À l'heure actuelle, le nombre de personnes vivant dans l'extrême pauvreté a diminué de 1,5 milliard par rapport à 1990. Toutefois, la baisse de la pauvreté dans le monde s'est considérablement ralentie pendant la dernière décennie en raison de plusieurs crises interdépendantes, notamment une faible croissance économique, un endettement élevé, des conflits et des situations de fragilité, ainsi que de graves chocs liés aux conditions météorologiques. On estime que 808 millions de personnes vivent encore aujourd'hui dans l'extrême pauvreté et à ce rythme, il faudra des décennies pour éradiquer ce fléau.
Si les seuils de pauvreté mondiaux nous donnent une vue d'ensemble, ils ne doivent être utilisés que pour des analyses transnationales. Pour évaluer la pauvreté dans un pays donné, le seuil de pauvreté national est la référence la plus appropriée. Ces références sont essentielles pour les gouvernements lorsqu'ils élaborent des politiques destinées à améliorer la vie de leurs concitoyens et à les sortir de la pauvreté et de l'indigence.
Nous devons également garder à l'esprit que la pauvreté est multidimensionnelle et que de nombreux indicateurs non monétaires sont indispensables pour comprendre le bien-être des personnes, tels que l'accès à l'éducation, à la santé, à l'assainissement, à l'eau et à l'électricité. Les différentes mesures de la pauvreté permettent d'avoir une vision plus large et peuvent guider les décisions politiques pour améliorer la vie des plus pauvres et des plus vulnérables.

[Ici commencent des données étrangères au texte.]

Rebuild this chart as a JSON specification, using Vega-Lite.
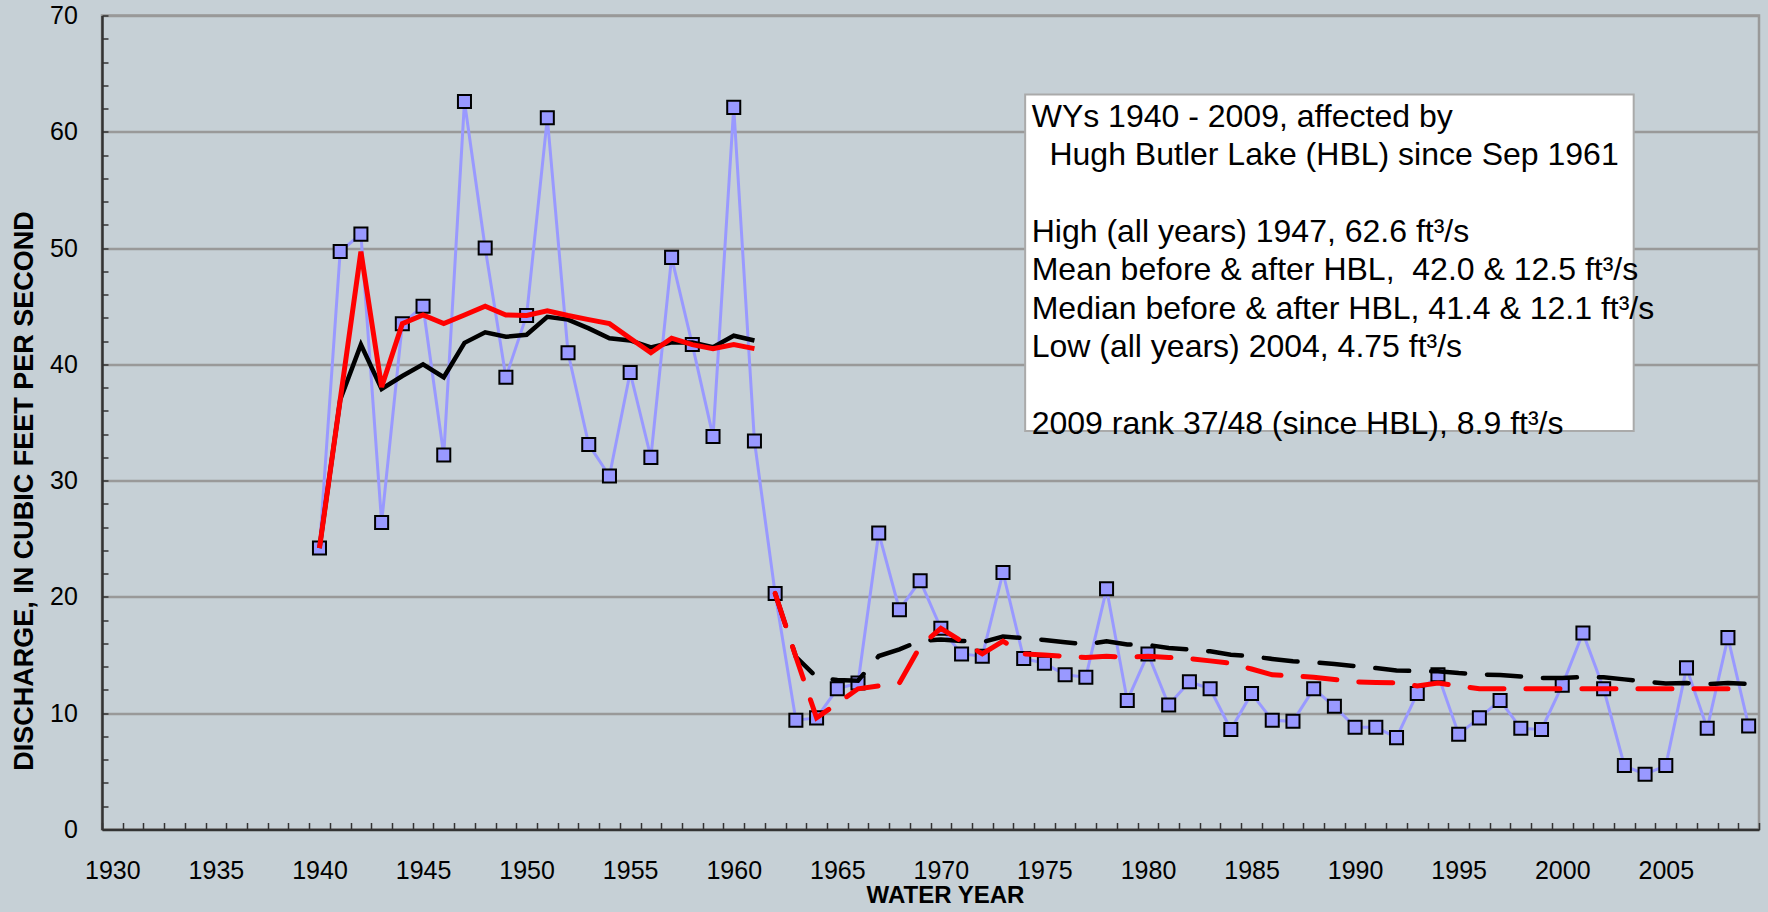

Pour mener à bien la mission du Groupe de la Banque mondiale — à savoir mettre fin à la pauvreté et favoriser une prospérité partagée sur une planète vivable —, nous nous appuyons sur des données solides qui constituent le fondement des politiques. Ces données sont essentielles pour suivre l'évolution de la pauvreté et inciter les pays à faire en sorte que la réduction de la pauvreté demeure une priorité politique essentielle. Perfectionner nos méthodes de mesure de la pauvreté dans le monde nous permet de continuer à avancer dans la bonne direction.